Stored data:
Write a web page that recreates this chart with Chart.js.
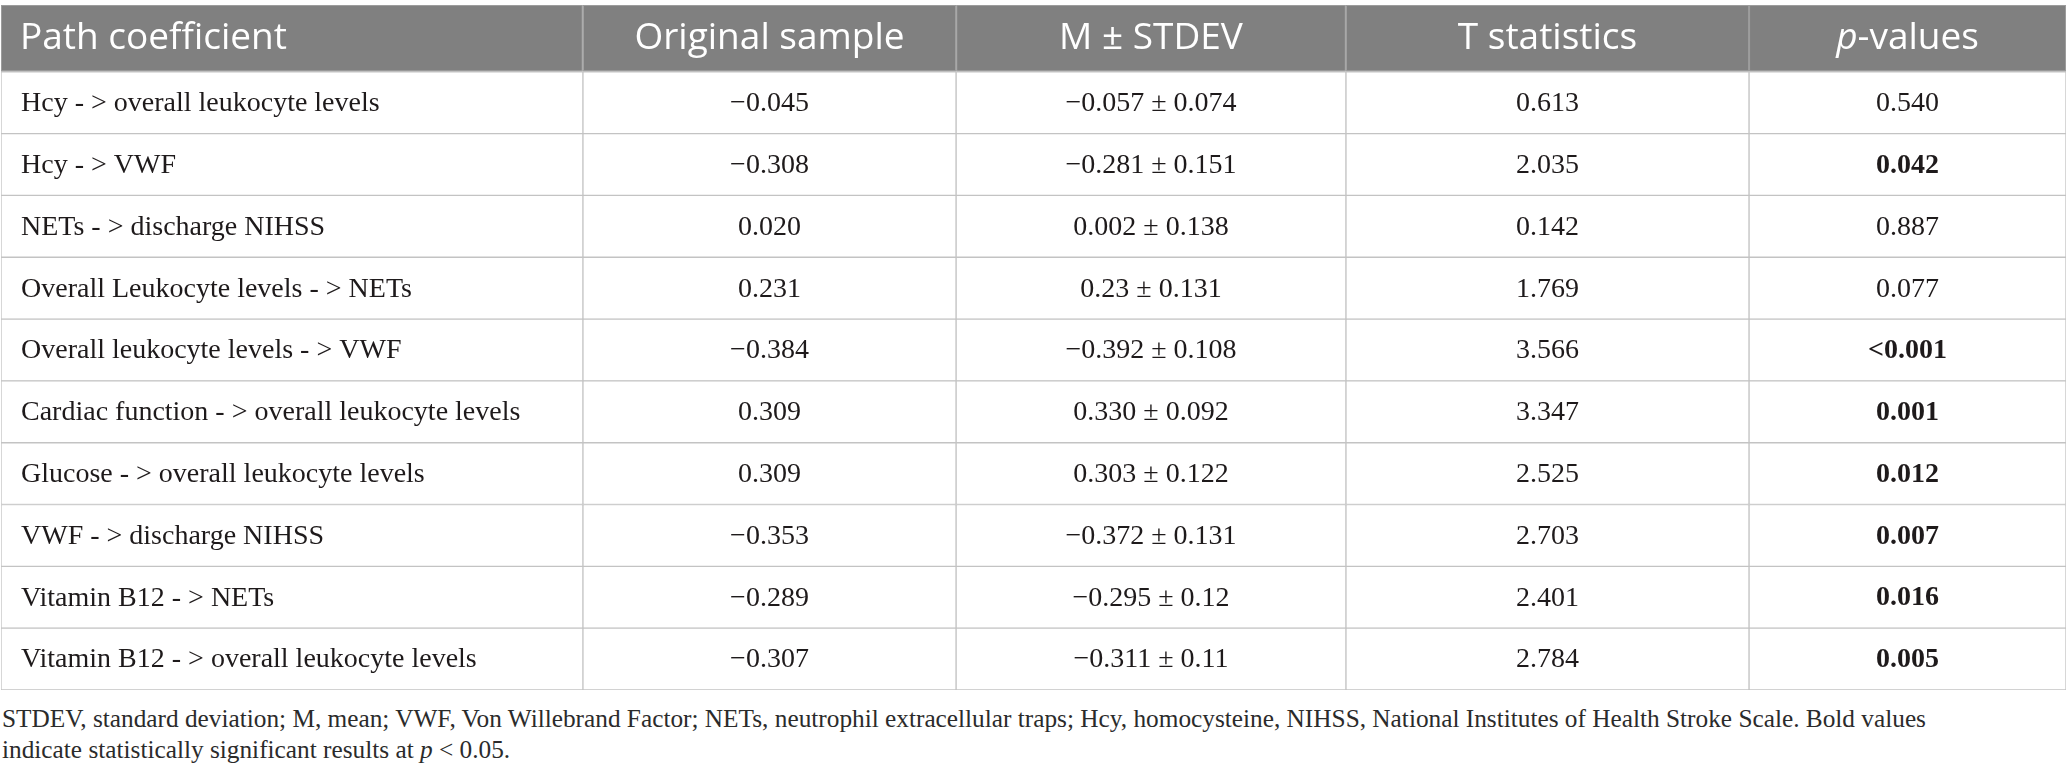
<!DOCTYPE html>
<html>
<head>
<meta charset="utf-8">
<script src="https://cdn.jsdelivr.net/npm/chart.js@4"></script>
<style>
  html, body { margin: 0; padding: 0; background: #fff; }
  #wrap { position: relative; width: 2067px; height: 780px; }
  #note { position: absolute; left: 2px; top: 703px; font: 25.3px "Liberation Serif", serif; line-height: 31px; color: #2b2b2b; white-space: nowrap; }
</style>
</head>
<body>
<div id="wrap">
  <canvas id="tbl" width="2067" height="692"></canvas>
  <div id="note">STDEV, standard deviation; M, mean; VWF, Von Willebrand Factor; NETs, neutrophil extracellular traps; Hcy, homocysteine, NIHSS, National Institutes of Health Stroke Scale. Bold values<br>indicate statistically significant results at <i>p</i> &lt; 0.05.</div>
</div>
<script>
// table content
var headers = ["Path coefficient", "Original sample", "M \u00b1 STDEV", "T statistics", "p-values"];
var paths = [
  "Hcy - > overall leukocyte levels",
  "Hcy - > VWF",
  "NETs - > discharge NIHSS",
  "Overall Leukocyte levels - > NETs",
  "Overall leukocyte levels - > VWF",
  "Cardiac function - > overall leukocyte levels",
  "Glucose - > overall leukocyte levels",
  "VWF - > discharge NIHSS",
  "Vitamin B12 - > NETs",
  "Vitamin B12 - > overall leukocyte levels"
];
var originalSample = ["\u22120.045", "\u22120.308", "0.020", "0.231", "\u22120.384", "0.309", "0.309", "\u22120.353", "\u22120.289", "\u22120.307"];
var means = ["\u22120.057", "\u22120.281", "0.002", "0.23", "\u22120.392", "0.330", "0.303", "\u22120.372", "\u22120.295", "\u22120.311"];
var stdevs = ["0.074", "0.151", "0.138", "0.131", "0.108", "0.092", "0.122", "0.131", "0.12", "0.11"];
var tStats = ["0.613", "2.035", "0.142", "1.769", "3.566", "3.347", "2.525", "2.703", "2.401", "2.784"];
var pValues = ["0.540", "0.042", "0.887", "0.077", "<0.001", "0.001", "0.012", "0.007", "0.016", "0.005"];

// layout: column edges in percent of width, header row a bit taller than body rows
var colEdges = [0, 28.18, 46.25, 65.13, 84.65, 100];
var headScale = 1.08;
var headPos = -(headScale - 1) / 2;
var headBg = "#808080";
var lineCol = "#c3c3c3";
var headFont = "37px 'Open Sans'";
var bodyFont = "28px 'Liberation Serif'";

function cellText(r, c) {
  if (c == 0) return paths[r];
  if (c == 1) return originalSample[r];
  if (c == 2) return means[r] + " \u00b1 " + stdevs[r];
  if (c == 3) return tStats[r];
  return pValues[r];
}
function isSignificant(r) {
  return parseFloat(pValues[r].replace("<", "")) < 0.05;
}

var datasets = [];
for (var c = 0; c < headers.length; c++) {
  datasets.push({
    label: headers[c],
    col: c,
    head: true,
    data: [{ x: [colEdges[c], colEdges[c + 1]], y: headPos }],
    backgroundColor: headBg,
    borderColor: "#9c9c9c",
    borderWidth: 1,
    borderSkipped: false,
    barPercentage: headScale,
    categoryPercentage: 1,
    grouped: false
  });
  datasets.push({
    label: headers[c],
    col: c,
    head: false,
    data: paths.map(function(p, i) { return { x: [colEdges[c], colEdges[c + 1]], y: i + 1 }; }),
    backgroundColor: "#ffffff",
    borderColor: lineCol,
    borderWidth: 1,
    borderSkipped: false,
    barPercentage: 1,
    categoryPercentage: 1,
    grouped: false
  });
}

var textPlugin = {
  id: "cellText",
  afterDatasetsDraw: function(chart) {
    var ctx = chart.ctx;
    ctx.save();
    ctx.textBaseline = "middle";
    chart.data.datasets.forEach(function(ds, d) {
      var c = ds.col;
      chart.getDatasetMeta(d).data.forEach(function(el, r) {
        var left = Math.min(el.x, el.base), right = Math.max(el.x, el.base);
        var cx = (left + right) / 2, cy = el.y;
        if (ds.head) {
          ctx.fillStyle = "#ffffff";
          if (c == 4) {
            // italic p + "-values"
            ctx.font = "italic " + headFont;
            var w1 = ctx.measureText("p").width;
            ctx.font = headFont;
            var w2 = ctx.measureText("-values").width;
            var sx = cx - (w1 + w2) / 2;
            ctx.textAlign = "left";
            ctx.font = "italic " + headFont;
            ctx.fillText("p", sx, cy);
            ctx.font = headFont;
            ctx.fillText("-values", sx + w1, cy);
          } else {
            ctx.font = headFont;
            ctx.textAlign = c == 0 ? "left" : "center";
            ctx.fillText(headers[c], c == 0 ? left + 19 : cx, cy);
          }
          return;
        }
        ctx.fillStyle = "#1e1a1b";
        var bold = c == 4 && isSignificant(r);
        ctx.font = (bold ? "bold " : "") + bodyFont;
        ctx.textAlign = c == 0 ? "left" : "center";
        ctx.fillText(cellText(r, c), c == 0 ? left + 20 : cx, cy + 1);
      });
    });
    ctx.restore();
  }
};

new Chart(document.getElementById("tbl"), {
  type: "bar",
  data: { datasets: datasets },
  options: {
    indexAxis: "y",
    responsive: false,
    animation: false,
    layout: { padding: { top: 5, left: 1, right: 1, bottom: 2 } },
    scales: {
      x: { type: "linear", min: 0, max: 100, display: false },
      y: {
        type: "linear",
        bounds: "data",
        offset: false,
        min: -0.5 - (headScale - 1),
        max: paths.length + 0.5,
        reverse: true,
        display: false,
        // one tick per body row so bar thickness = one row
        afterBuildTicks: function(axis) {
          axis.ticks = paths.map(function(p, i) { return { value: i + 1 }; });
        }
      }
    },
    plugins: { legend: { display: false }, tooltip: { enabled: false } }
  },
  plugins: [textPlugin]
});
</script>
</body>
</html>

Given request:
Please transcribe the material above exactly as written. Leave the pictures out.

Written solution:
Write a web page that recreates this chart with Chart.js.
<!DOCTYPE html>
<html>
<head>
<meta charset="utf-8">
<script src="https://cdn.jsdelivr.net/npm/chart.js@4"></script>
<style>
  html, body { margin: 0; padding: 0; background: #fff; }
  #wrap { position: relative; width: 2067px; height: 780px; }
  #note { position: absolute; left: 2px; top: 703px; font: 25.3px "Liberation Serif", serif; line-height: 31px; color: #2b2b2b; white-space: nowrap; }
</style>
</head>
<body>
<div id="wrap">
  <canvas id="tbl" width="2067" height="692"></canvas>
  <div id="note">STDEV, standard deviation; M, mean; VWF, Von Willebrand Factor; NETs, neutrophil extracellular traps; Hcy, homocysteine, NIHSS, National Institutes of Health Stroke Scale. Bold values<br>indicate statistically significant results at <i>p</i> &lt; 0.05.</div>
</div>
<script>
// table content
var headers = ["Path coefficient", "Original sample", "M \u00b1 STDEV", "T statistics", "p-values"];
var paths = [
  "Hcy - > overall leukocyte levels",
  "Hcy - > VWF",
  "NETs - > discharge NIHSS",
  "Overall Leukocyte levels - > NETs",
  "Overall leukocyte levels - > VWF",
  "Cardiac function - > overall leukocyte levels",
  "Glucose - > overall leukocyte levels",
  "VWF - > discharge NIHSS",
  "Vitamin B12 - > NETs",
  "Vitamin B12 - > overall leukocyte levels"
];
var originalSample = ["\u22120.045", "\u22120.308", "0.020", "0.231", "\u22120.384", "0.309", "0.309", "\u22120.353", "\u22120.289", "\u22120.307"];
var means = ["\u22120.057", "\u22120.281", "0.002", "0.23", "\u22120.392", "0.330", "0.303", "\u22120.372", "\u22120.295", "\u22120.311"];
var stdevs = ["0.074", "0.151", "0.138", "0.131", "0.108", "0.092", "0.122", "0.131", "0.12", "0.11"];
var tStats = ["0.613", "2.035", "0.142", "1.769", "3.566", "3.347", "2.525", "2.703", "2.401", "2.784"];
var pValues = ["0.540", "0.042", "0.887", "0.077", "<0.001", "0.001", "0.012", "0.007", "0.016", "0.005"];

// layout: column edges in percent of width, header row a bit taller than body rows
var colEdges = [0, 28.18, 46.25, 65.13, 84.65, 100];
var headScale = 1.08;
var headPos = -(headScale - 1) / 2;
var headBg = "#808080";
var lineCol = "#c3c3c3";
var headFont = "37px 'Open Sans'";
var bodyFont = "28px 'Liberation Serif'";

function cellText(r, c) {
  if (c == 0) return paths[r];
  if (c == 1) return originalSample[r];
  if (c == 2) return means[r] + " \u00b1 " + stdevs[r];
  if (c == 3) return tStats[r];
  return pValues[r];
}
function isSignificant(r) {
  return parseFloat(pValues[r].replace("<", "")) < 0.05;
}

var datasets = [];
for (var c = 0; c < headers.length; c++) {
  datasets.push({
    label: headers[c],
    col: c,
    head: true,
    data: [{ x: [colEdges[c], colEdges[c + 1]], y: headPos }],
    backgroundColor: headBg,
    borderColor: "#9c9c9c",
    borderWidth: 1,
    borderSkipped: false,
    barPercentage: headScale,
    categoryPercentage: 1,
    grouped: false
  });
  datasets.push({
    label: headers[c],
    col: c,
    head: false,
    data: paths.map(function(p, i) { return { x: [colEdges[c], colEdges[c + 1]], y: i + 1 }; }),
    backgroundColor: "#ffffff",
    borderColor: lineCol,
    borderWidth: 1,
    borderSkipped: false,
    barPercentage: 1,
    categoryPercentage: 1,
    grouped: false
  });
}

var textPlugin = {
  id: "cellText",
  afterDatasetsDraw: function(chart) {
    var ctx = chart.ctx;
    ctx.save();
    ctx.textBaseline = "middle";
    chart.data.datasets.forEach(function(ds, d) {
      var c = ds.col;
      chart.getDatasetMeta(d).data.forEach(function(el, r) {
        var left = Math.min(el.x, el.base), right = Math.max(el.x, el.base);
        var cx = (left + right) / 2, cy = el.y;
        if (ds.head) {
          ctx.fillStyle = "#ffffff";
          if (c == 4) {
            // italic p + "-values"
            ctx.font = "italic " + headFont;
            var w1 = ctx.measureText("p").width;
            ctx.font = headFont;
            var w2 = ctx.measureText("-values").width;
            var sx = cx - (w1 + w2) / 2;
            ctx.textAlign = "left";
            ctx.font = "italic " + headFont;
            ctx.fillText("p", sx, cy);
            ctx.font = headFont;
            ctx.fillText("-values", sx + w1, cy);
          } else {
            ctx.font = headFont;
            ctx.textAlign = c == 0 ? "left" : "center";
            ctx.fillText(headers[c], c == 0 ? left + 19 : cx, cy);
          }
          return;
        }
        ctx.fillStyle = "#1e1a1b";
        var bold = c == 4 && isSignificant(r);
        ctx.font = (bold ? "bold " : "") + bodyFont;
        ctx.textAlign = c == 0 ? "left" : "center";
        ctx.fillText(cellText(r, c), c == 0 ? left + 20 : cx, cy + 1);
      });
    });
    ctx.restore();
  }
};

new Chart(document.getElementById("tbl"), {
  type: "bar",
  data: { datasets: datasets },
  options: {
    indexAxis: "y",
    responsive: false,
    animation: false,
    layout: { padding: { top: 5, left: 1, right: 1, bottom: 2 } },
    scales: {
      x: { type: "linear", min: 0, max: 100, display: false },
      y: {
        type: "linear",
        bounds: "data",
        offset: false,
        min: -0.5 - (headScale - 1),
        max: paths.length + 0.5,
        reverse: true,
        display: false,
        // one tick per body row so bar thickness = one row
        afterBuildTicks: function(axis) {
          axis.ticks = paths.map(function(p, i) { return { value: i + 1 }; });
        }
      }
    },
    plugins: { legend: { display: false }, tooltip: { enabled: false } }
  },
  plugins: [textPlugin]
});
</script>
</body>
</html>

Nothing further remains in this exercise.